What is so upsetting to me is not the dreams but that having a brain injury is so much like that feeling that my perspective seems so real and can be trusted. I was pretty socially savvy before this happened. I made friends easily, was well-liked, but most importantly could breeze through casual social interactions. Put me at a cocktail party and I was perfectly comfortable, engaging with everyone and working the crowd. Now, I am leery and anxious, mostly because I have learned that I might say or do something socially inappropriate. Despite being armed with that knowledge, I am powerless and unaware when it happens. If I am with my daughter, she gently points out that I am arguing with whatever anyone says. My husband scolds me for being childish or inappropriate taking too many desserts or playing with the decor. I recognize when I see the strange blanks stares or when people quickly turn away from me that I must have done something strange.

At my friends Christmas party this year, I was standing at the buffet table. Right nearby three men were chatting when a preadolescent boy tried to dash by. One man stopped and remarked at how tall he had grown. What are you, five three, he asked. The boy nodded and I was struck with disbelief. This kid was clearly at least 4 inches shorter than I am so pointing my finger I interject, exclaiming loudly, "ABSOLUTELY NOT! These is no way he is five three. I am five three so he can't be that tall." Instantly I caught my faux pas as the men quickly averted their eyes. "Sorry. That was inappropriate," I say as I excuse myself retreating to another part of the room.

I laugh when I retell that story because no harm was done and it happens too often for me to be surprised anymore. What preceded my bold statement was the certainty that the men would be grateful for receiving the correct information. Oh, thank you, we needed a benchmark in the form of a five foot three middle-aged woman so we could accurately gauge the boy's recent growth spurt. It is a split second thought process based misreading a social cue that leads to impulsive interactions. The messages that my brain sends me are not to be trusted. My appraisal of the situation and subsequent judgment is incorrect. I know that intellectually but adjusting to not believing my summary of social situations when I used to be so savvy is difficult.

The impulsiveness, the minor arguments, and the slight awkwardness are all tolerable.

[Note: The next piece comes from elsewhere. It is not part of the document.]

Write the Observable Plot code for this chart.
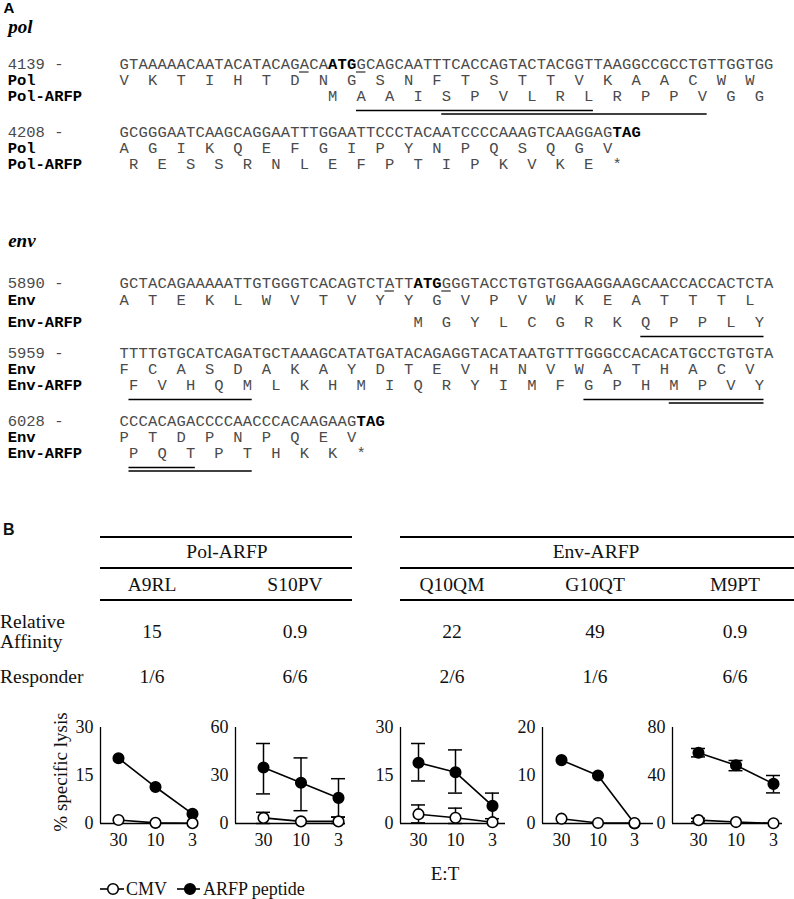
<!DOCTYPE html>
<html><head><meta charset="utf-8">
<script src="https://cdn.jsdelivr.net/npm/d3@7"></script>
<script src="https://cdn.jsdelivr.net/npm/@observablehq/plot@0.6"></script>
<style>
html,body{margin:0;padding:0;background:#fff;}
#fig{position:relative;width:794px;height:899px;overflow:hidden;font-family:"Liberation Serif",serif;color:#111;}
.t{position:absolute;transform:translate(-50%,-50%);white-space:nowrap;font-size:19.5px;line-height:1;}
.tl{position:absolute;transform:translate(0,-50%);white-space:nowrap;font-size:19.5px;line-height:1;}
.hl{position:absolute;background:#000;}
</style></head><body><div id="fig"></div>
<script>
// ---------------- DATA ----------------
// Panel A sequences
const polSeq1 = "GTAAAAACAATACATACAGACAATGGCAGCAATTTCACCAGTACTACGGTTAAGGCCGCCTGTTGGTGG";
const polAA1 = "VKTIHTDNGSNFTSTTVKAACWW";
const polARFP1 = "MAAISPVLRLRPPVGG";
const polSeq2 = "GCGGGAATCAAGCAGGAATTTGGAATTCCCTACAATCCCCAAAGTCAAGGAGTAG";
const polAA2 = "AGIKQEFGIPYNPQSQGV";
const polARFP2 = "RESSRNLEFPTIPKVKE*";
const envSeq1 = "GCTACAGAAAAATTGTGGGTCACAGTCTATTATGGGGTACCTGTGTGGAAGGAAGCAACCACCACTCTA";
const envAA1 = "ATEKLWVTVYYGVPVWKEATTTL";
const envARFP1 = "MGYLCGRKQPPLY";
const envSeq2 = "TTTTGTGCATCAGATGCTAAAGCATATGATACAGAGGTACATAATGTTTGGGCCACACATGCCTGTGTA";
const envAA2 = "FCASDAKAYDTEVHNVWATHACV";
const envARFP2 = "FVHQMLKHMIQRYIMFGPHMPVY";
const envSeq3 = "CCCACAGACCCCAACCCACAAGAAGTAG";
const envAA3 = "PTDPNPQEV";
const envARFP3 = "PQTPTHKK*";
const positions = ["4139 -","4208 -","5890 -","5959 -","6028 -"];

// Panel B table
const groups = ["Pol-ARFP","Env-ARFP"];
const epitopes = ["A9RL","S10PV","Q10QM","G10QT","M9PT"];
const affinity = ["15","0.9","22","49","0.9"];
const responder = ["1/6","6/6","2/6","1/6","6/6"];

// Panel B lysis curves (E:T 30, 10, 3)
const etLabels = ["30","10","3"];
const yMax = [30,60,30,20,80];
const arfp   = [[20.4,11.4,3.0],[35,25.5,16],[19,16,5.5],[13.2,10,0],[59,48.5,33]];
const arfpLo = [[null,null,null],[18.5,8,4],[13.3,9.5,1.5],[null,null,null],[55.5,44,25.5]];
const arfpHi = [[null,null,null],[50,41,28],[25,23,9.5],[null,null,null],[62.5,52.5,40]];
const cmv    = [[1.1,0.2,0.1],[3.5,1.3,1.3],[2.9,1.8,0.4],[1.0,0.1,0.1],[2.8,1.2,0.2]];
const cmvLo  = [[null,null,null],[0,null,0],[0.2,0,null],[null,null,null],[1.4,null,null]];
const cmvHi  = [[null,null,null],[7,null,4],[5.8,4.8,null],[null,null,null],[4.4,null,null]];

// ---------------- LAYOUT ----------------
const fig = document.getElementById("fig");
const blocks = [
  {seq: polSeq1, aa: polAA1, aaStart: 0, arfp: polARFP1, arfpStart: 22, names: ["Pol","Pol-ARFP"], bold: [22,23,24], und: [19,25], rows: [64,80,96]},
  {seq: polSeq2, aa: polAA2, aaStart: 0, arfp: polARFP2, arfpStart: 1, names: ["Pol","Pol-ARFP"], bold: [52,53,54], und: [], rows: [132,148,164]},
  {seq: envSeq1, aa: envAA1, aaStart: 0, arfp: envARFP1, arfpStart: 31, names: ["Env","Env-ARFP"], bold: [31,32,33], und: [28,34], rows: [283,300,322]},
  {seq: envSeq2, aa: envAA2, aaStart: 0, arfp: envARFP2, arfpStart: 1, names: ["Env","Env-ARFP"], bold: [], und: [], rows: [353,369,385]},
  {seq: envSeq3, aa: envAA3, aaStart: 0, arfp: envARFP3, arfpStart: 1, names: ["Env","Env-ARFP"], bold: [25,26,27], und: [], rows: [421,437,453]}
];
// epitope underlines: block, first residue, last residue, level
const epiLines = [
  {b:0, r0:1, r1:9, lv:0}, {b:0, r0:4, r1:13, lv:1},
  {b:2, r0:8, r1:12, lv:0}, {b:3, r0:0, r1:4, lv:0},
  {b:3, r0:16, r1:22, lv:0}, {b:4, r0:0, r1:2, lv:0},
  {b:3, r0:19, r1:22, lv:1}, {b:4, r0:0, r1:4, lv:1}
];
const labelCol = -11.8;
const regChars = [], boldChars = [], numLabels = [], nameLabels = [], unds = [];
blocks.forEach((bk, bi) => {
  const bs = new Set(bk.bold);
  [...bk.seq].forEach((ch, i) => (bs.has(i) ? boldChars : regChars).push({x: i + 0.5, y: bk.rows[0], ch}));
  [...bk.aa].forEach((ch, k) => regChars.push({x: bk.aaStart + 3*k + 0.5, y: bk.rows[1], ch}));
  [...bk.arfp].forEach((ch, k) => regChars.push({x: bk.arfpStart + 3*k + 0.5, y: bk.rows[2], ch}));
  numLabels.push({x: labelCol, y: bk.rows[0], t: positions[bi]});
  nameLabels.push({x: labelCol, y: bk.rows[1], t: bk.names[0]});
  nameLabels.push({x: labelCol, y: bk.rows[2], t: bk.names[1]});
  bk.und.forEach(i => unds.push({x1: i, x2: i + 1, y: bk.rows[0] + 7.5, w: 1}));
});
epiLines.forEach(e => {
  const bk = blocks[e.b];
  unds.push({x1: bk.arfpStart + 3*e.r0, x2: bk.arfpStart + 3*e.r1 + 1, y: bk.rows[2] + 14 + e.lv*3.5, w: 1.6});
});
const headings = [
  {x: -12.25, y: 8, t: "A", f: "Liberation Sans", s: 15, st: "normal"},
  {x: -11.75, y: 26, t: "pol", f: "Liberation Serif", s: 19, st: "italic"},
  {x: -11.75, y: 240, t: "env", f: "Liberation Serif", s: 19, st: "italic"}
];
const monoSize = 15.5;

const panelA = Plot.plot({
  width: 794, height: 480, margin: 0,
  x: {domain: [0, 69], range: [119, 773], axis: null},
  y: {domain: [0, 480], range: [0, 480], axis: null},
  style: {background: "transparent"},
  marks: [
    Plot.text(regChars, {x: "x", y: "y", text: "ch", fontFamily: "Liberation Mono", fontSize: monoSize, fill: "#4a4a4a"}),
    Plot.text(boldChars, {x: "x", y: "y", text: "ch", fontFamily: "Liberation Mono", fontSize: monoSize, fontWeight: "bold", fill: "#000"}),
    Plot.text(numLabels, {x: "x", y: "y", text: "t", textAnchor: "start", fontFamily: "Liberation Mono", fontSize: monoSize, fill: "#4a4a4a"}),
    Plot.text(nameLabels, {x: "x", y: "y", text: "t", textAnchor: "start", fontFamily: "Liberation Mono", fontSize: monoSize, fontWeight: "bold", fill: "#000"}),
    Plot.ruleY(unds, {x1: "x1", x2: "x2", y: "y", stroke: "#000", strokeWidth: "w"}),
    ...headings.map(h => Plot.text([h], {x: "x", y: "y", text: "t", textAnchor: "start", fontFamily: h.f, fontSize: h.s, fontStyle: h.st, fontWeight: "bold", fill: "#000"}))
  ]
});
panelA.style.position = "absolute"; panelA.style.left = "0px"; panelA.style.top = "0px";
fig.appendChild(panelA);

// ---------------- Panel B: table ----------------
function addText(txt, x, y, cls = "t", size = 19.5, extra = "") {
  const d = document.createElement("div");
  d.className = cls; d.textContent = txt;
  d.style.left = x + "px"; d.style.top = y + "px"; d.style.fontSize = size + "px";
  if (extra) d.style.cssText += extra;
  fig.appendChild(d);
}
function addLine(x1, x2, y, h) {
  const d = document.createElement("div");
  d.className = "hl";
  d.style.left = x1 + "px"; d.style.width = (x2 - x1) + "px";
  d.style.top = (y - h/2) + "px"; d.style.height = h + "px";
  fig.appendChild(d);
}
addText("B", 3, 530, "tl", 16, "font-family:'Liberation Sans';font-weight:bold;");
const colX = [152, 295, 452, 595, 735];
const groupX = [227, 596];
const groupSpan = [[100, 352], [400, 794]];
groups.forEach((g, i) => {
  addLine(groupSpan[i][0], groupSpan[i][1], 537, 2);
  addLine(groupSpan[i][0], groupSpan[i][1], 568, 1.3);
  addLine(groupSpan[i][0], groupSpan[i][1], 600, 2);
  addText(g, groupX[i], 552);
});
epitopes.forEach((e, i) => {
  addText(e, colX[i], 585);
  addText(affinity[i], colX[i], 632);
  addText(responder[i], colX[i], 677);
});
addText("Relative", 0, 622, "tl");
addText("Affinity", 0, 642, "tl");
addText("Responder", 0, 677, "tl");

// ---------------- Panel B: lysis charts ----------------
const axisX = [100, 235, 400, 542, 672];
const endX  = [197, 345, 505, 653, 782];
const pt0   = [118, 263, 418, 561, 698];
const pt2   = [192, 338, 492, 634, 773];
const chTop = 700, mT = 27, mB = 37, plotH = 96, mL = 40, mR = 4;
const chH = mT + plotH + mB;
const capPx = 7;

epitopes.forEach((ep, c) => {
  const left = axisX[c] - mL;
  const width = endX[c] - left + mR;
  const unit = (pt2[c] - pt0[c]) / 2;
  const axisVal = (axisX[c] - pt0[c]) / unit;
  const cap = capPx / unit;
  const A = etLabels.map((l, i) => ({x: i, y: arfp[c][i], lo: arfpLo[c][i], hi: arfpHi[c][i]}));
  const C = etLabels.map((l, i) => ({x: i, y: cmv[c][i], lo: cmvLo[c][i], hi: cmvHi[c][i]}));
  const errs = [...A, ...C].filter(d => d.lo != null);
  const caps = [];
  errs.forEach(d => { caps.push({x1: d.x - cap, x2: d.x + cap, y: d.hi}); caps.push({x1: d.x - cap, x2: d.x + cap, y: d.lo}); });
  const p = Plot.plot({
    width, height: chH,
    marginLeft: mL, marginRight: mR, marginTop: mT, marginBottom: mB,
    x: {domain: [0, 2], range: [pt0[c] - left, pt2[c] - left]},
    y: {domain: [0, yMax[c]]},
    style: {fontFamily: "Liberation Serif", fontSize: "18px", color: "#111", background: "transparent", overflow: "visible"},
    marks: [
      Plot.ruleX([axisVal], {stroke: "#000", strokeWidth: 1.3}),
      Plot.ruleY([0], {stroke: "#000", strokeWidth: 1.3}),
      Plot.axisY({ticks: [0, yMax[c]/2, yMax[c]], tickSize: 0, tickPadding: 7, label: null, fontSize: 18}),
      Plot.axisX({ticks: [0, 1, 2], tickFormat: i => etLabels[i], tickSize: 0, tickPadding: 10, label: null, fontSize: 18}),
      Plot.ruleX(errs, {x: "x", y1: "lo", y2: "hi", stroke: "#000", strokeWidth: 1.5}),
      Plot.ruleY(caps, {x1: "x1", x2: "x2", y: "y", stroke: "#000", strokeWidth: 1.5}),
      Plot.line(A, {x: "x", y: "y", stroke: "#000", strokeWidth: 1.6}),
      Plot.dot(A, {x: "x", y: "y", r: 5.3, fill: "#000", stroke: "#000"}),
      Plot.line(C, {x: "x", y: "y", stroke: "#000", strokeWidth: 1.6}),
      Plot.dot(C, {x: "x", y: "y", r: 5.3, fill: "#fff", stroke: "#000", strokeWidth: 1.6})
    ]
  });
  p.style.position = "absolute"; p.style.left = left + "px"; p.style.top = chTop + "px";
  fig.appendChild(p);
});

addText("% specific lysis", 60, 772, "t", 19, "transform:translate(-50%,-50%) rotate(-90deg);");
addText("E:T", 445, 873, "t", 19);

// legend
const lg = d3.create("svg").attr("width", 330).attr("height", 22)
  .style("position", "absolute").style("left", "90px").style("top", "878px");
const legendItems = [
  {label: "CMV", fill: "#fff", x0: 100, cx: 113, x1: 124, tx: 126},
  {label: "ARFP peptide", fill: "#000", x0: 177, cx: 190, x1: 200, tx: 203}
];
legendItems.forEach(it => {
  lg.append("line").attr("x1", it.x0 - 90).attr("x2", it.x1 - 90).attr("y1", 11).attr("y2", 11).attr("stroke", "#000").attr("stroke-width", 1.6);
  lg.append("circle").attr("cx", it.cx - 90).attr("cy", 11).attr("r", 5.3).attr("fill", it.fill).attr("stroke", "#000").attr("stroke-width", 1.6);
  lg.append("text").attr("x", it.tx - 90).attr("y", 11).attr("dy", "0.35em").attr("font-family", "Liberation Serif").attr("font-size", 18).attr("fill", "#111").text(it.label);
});
fig.appendChild(lg.node());
</script></body></html>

What leaves me feeling full of despair, hopeless for the future, is my overall assessments of my relationships with the people closest to me. I can be suspicious and paranoid about my family's intentions. I am often certain that my closest friends hate me. When I take the time to spell out, to my cognitive therapist, my husband, or my daughter, each of the clues and messages that led to my assessment, they help me adjust my thinking. I can see how my brain tricked me into reading information incorrectly. I adjust my thinking and feel comfortable again. What is scary is that sometimes I forget that I had that realization. The next day I am mistrustful again. Who will be there to remind me, hey Aly, you figured out that you were reading that wrong and you are cool with it now? If the answer is just me, I am in trouble because my brain is a big fat liar now.